The creditor must retain Cook Islands counsel. Contingency fee arrangements are prohibited, so the creditor pays legal fees regardless of outcome. The creditor must also post a litigation bond before proceedings commence, typically $25,000 to $50,000 or more.
The creditor must file a sworn affidavit at the time of filing that satisfies Section 13B’s evidentiary requirements, demonstrating beyond a reasonable doubt that the transfer was made with the principal intent to defraud that specific creditor. Discovery and interlocutory relief are not available unless this threshold is met.
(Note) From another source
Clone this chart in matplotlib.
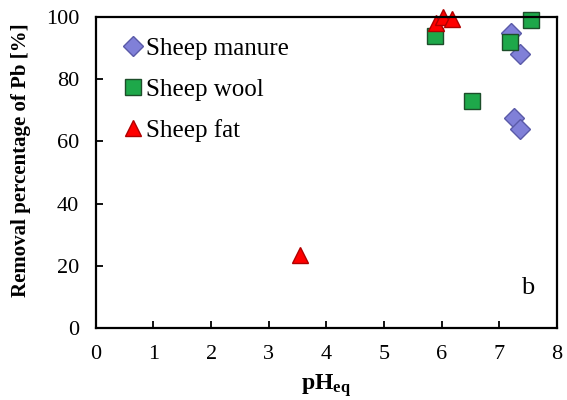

And the creditor must do all of this within the limitation periods imposed by the Act.
Even if the creditor succeeds, the remedy is limited. The trust is not voided. The trustee becomes liable to satisfy the creditor’s claim only to the extent of the property that would have been available absent the transfer.
Why This Matters
The jurisdictional gap transforms a U.S. judgment from a collection tool into a starting point for negotiation. A creditor with a U.S. judgment against a debtor whose assets are held domestically can levy, garnish, and execute relatively quickly. A creditor with a U.S. judgment against a debtor whose assets are held in a Cook Islands trust faces an entirely different cost-benefit calculation.
The judgment is worth what the creditor can collect on it. When collection requires initiating new litigation in a foreign jurisdiction with debtor-friendly laws, high procedural barriers, and no guarantee of success, the expected recovery value drops substantially. The dynamic that produces settlements at reduced amounts is not legal immunity but economic reality: full collection becomes irrational for most creditors. The broader litigation framework governing Cook Islands trusts reflects these jurisdictional dynamics at every stage of the enforcement process.